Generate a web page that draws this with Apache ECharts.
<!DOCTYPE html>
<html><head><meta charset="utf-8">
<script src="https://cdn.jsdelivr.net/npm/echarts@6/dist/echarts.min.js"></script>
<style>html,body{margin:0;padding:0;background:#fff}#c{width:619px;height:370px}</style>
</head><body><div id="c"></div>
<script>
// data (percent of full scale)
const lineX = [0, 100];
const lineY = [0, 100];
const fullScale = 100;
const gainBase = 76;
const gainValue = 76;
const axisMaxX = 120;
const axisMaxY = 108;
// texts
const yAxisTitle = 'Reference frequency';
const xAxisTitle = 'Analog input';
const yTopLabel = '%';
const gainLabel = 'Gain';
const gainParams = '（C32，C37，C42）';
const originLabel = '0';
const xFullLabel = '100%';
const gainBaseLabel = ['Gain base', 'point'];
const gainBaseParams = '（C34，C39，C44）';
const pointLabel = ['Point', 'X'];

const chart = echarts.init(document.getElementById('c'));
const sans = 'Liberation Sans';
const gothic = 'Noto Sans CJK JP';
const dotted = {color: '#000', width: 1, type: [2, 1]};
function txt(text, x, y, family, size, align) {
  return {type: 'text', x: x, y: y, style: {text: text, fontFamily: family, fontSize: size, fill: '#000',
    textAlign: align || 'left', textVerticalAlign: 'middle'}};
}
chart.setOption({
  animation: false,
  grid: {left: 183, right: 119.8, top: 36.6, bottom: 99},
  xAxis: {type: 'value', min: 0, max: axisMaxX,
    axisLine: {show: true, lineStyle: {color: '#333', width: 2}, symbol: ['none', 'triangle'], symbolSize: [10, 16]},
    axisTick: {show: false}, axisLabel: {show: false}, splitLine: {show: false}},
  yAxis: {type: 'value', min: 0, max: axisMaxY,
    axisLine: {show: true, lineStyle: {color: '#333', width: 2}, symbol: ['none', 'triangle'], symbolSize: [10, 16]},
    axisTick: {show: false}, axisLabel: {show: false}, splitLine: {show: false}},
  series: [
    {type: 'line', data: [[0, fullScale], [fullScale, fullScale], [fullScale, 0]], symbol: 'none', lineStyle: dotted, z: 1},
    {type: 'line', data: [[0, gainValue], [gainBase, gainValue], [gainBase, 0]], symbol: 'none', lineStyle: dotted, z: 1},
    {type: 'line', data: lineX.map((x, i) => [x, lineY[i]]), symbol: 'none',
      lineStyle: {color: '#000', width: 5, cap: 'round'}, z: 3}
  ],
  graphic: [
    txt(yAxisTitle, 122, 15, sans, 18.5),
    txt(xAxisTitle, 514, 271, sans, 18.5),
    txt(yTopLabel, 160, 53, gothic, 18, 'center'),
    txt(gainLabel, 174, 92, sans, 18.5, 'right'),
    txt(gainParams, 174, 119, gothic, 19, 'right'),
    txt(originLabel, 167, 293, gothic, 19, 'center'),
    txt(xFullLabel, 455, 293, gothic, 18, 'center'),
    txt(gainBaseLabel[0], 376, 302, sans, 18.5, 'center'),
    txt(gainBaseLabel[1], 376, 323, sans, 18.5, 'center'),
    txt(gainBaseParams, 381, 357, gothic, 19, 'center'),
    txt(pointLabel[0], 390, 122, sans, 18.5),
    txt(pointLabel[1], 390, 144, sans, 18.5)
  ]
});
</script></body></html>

**Stated problem:**
Copy out all of the data exactly, leaving nothing out.

**Solution to the problem:**
Generate a web page that draws this with Apache ECharts.
<!DOCTYPE html>
<html><head><meta charset="utf-8">
<script src="https://cdn.jsdelivr.net/npm/echarts@6/dist/echarts.min.js"></script>
<style>html,body{margin:0;padding:0;background:#fff}#c{width:619px;height:370px}</style>
</head><body><div id="c"></div>
<script>
// data (percent of full scale)
const lineX = [0, 100];
const lineY = [0, 100];
const fullScale = 100;
const gainBase = 76;
const gainValue = 76;
const axisMaxX = 120;
const axisMaxY = 108;
// texts
const yAxisTitle = 'Reference frequency';
const xAxisTitle = 'Analog input';
const yTopLabel = '%';
const gainLabel = 'Gain';
const gainParams = '（C32，C37，C42）';
const originLabel = '0';
const xFullLabel = '100%';
const gainBaseLabel = ['Gain base', 'point'];
const gainBaseParams = '（C34，C39，C44）';
const pointLabel = ['Point', 'X'];

const chart = echarts.init(document.getElementById('c'));
const sans = 'Liberation Sans';
const gothic = 'Noto Sans CJK JP';
const dotted = {color: '#000', width: 1, type: [2, 1]};
function txt(text, x, y, family, size, align) {
  return {type: 'text', x: x, y: y, style: {text: text, fontFamily: family, fontSize: size, fill: '#000',
    textAlign: align || 'left', textVerticalAlign: 'middle'}};
}
chart.setOption({
  animation: false,
  grid: {left: 183, right: 119.8, top: 36.6, bottom: 99},
  xAxis: {type: 'value', min: 0, max: axisMaxX,
    axisLine: {show: true, lineStyle: {color: '#333', width: 2}, symbol: ['none', 'triangle'], symbolSize: [10, 16]},
    axisTick: {show: false}, axisLabel: {show: false}, splitLine: {show: false}},
  yAxis: {type: 'value', min: 0, max: axisMaxY,
    axisLine: {show: true, lineStyle: {color: '#333', width: 2}, symbol: ['none', 'triangle'], symbolSize: [10, 16]},
    axisTick: {show: false}, axisLabel: {show: false}, splitLine: {show: false}},
  series: [
    {type: 'line', data: [[0, fullScale], [fullScale, fullScale], [fullScale, 0]], symbol: 'none', lineStyle: dotted, z: 1},
    {type: 'line', data: [[0, gainValue], [gainBase, gainValue], [gainBase, 0]], symbol: 'none', lineStyle: dotted, z: 1},
    {type: 'line', data: lineX.map((x, i) => [x, lineY[i]]), symbol: 'none',
      lineStyle: {color: '#000', width: 5, cap: 'round'}, z: 3}
  ],
  graphic: [
    txt(yAxisTitle, 122, 15, sans, 18.5),
    txt(xAxisTitle, 514, 271, sans, 18.5),
    txt(yTopLabel, 160, 53, gothic, 18, 'center'),
    txt(gainLabel, 174, 92, sans, 18.5, 'right'),
    txt(gainParams, 174, 119, gothic, 19, 'right'),
    txt(originLabel, 167, 293, gothic, 19, 'center'),
    txt(xFullLabel, 455, 293, gothic, 18, 'center'),
    txt(gainBaseLabel[0], 376, 302, sans, 18.5, 'center'),
    txt(gainBaseLabel[1], 376, 323, sans, 18.5, 'center'),
    txt(gainBaseParams, 381, 357, gothic, 19, 'center'),
    txt(pointLabel[0], 390, 122, sans, 18.5),
    txt(pointLabel[1], 390, 144, sans, 18.5)
  ]
});
</script></body></html>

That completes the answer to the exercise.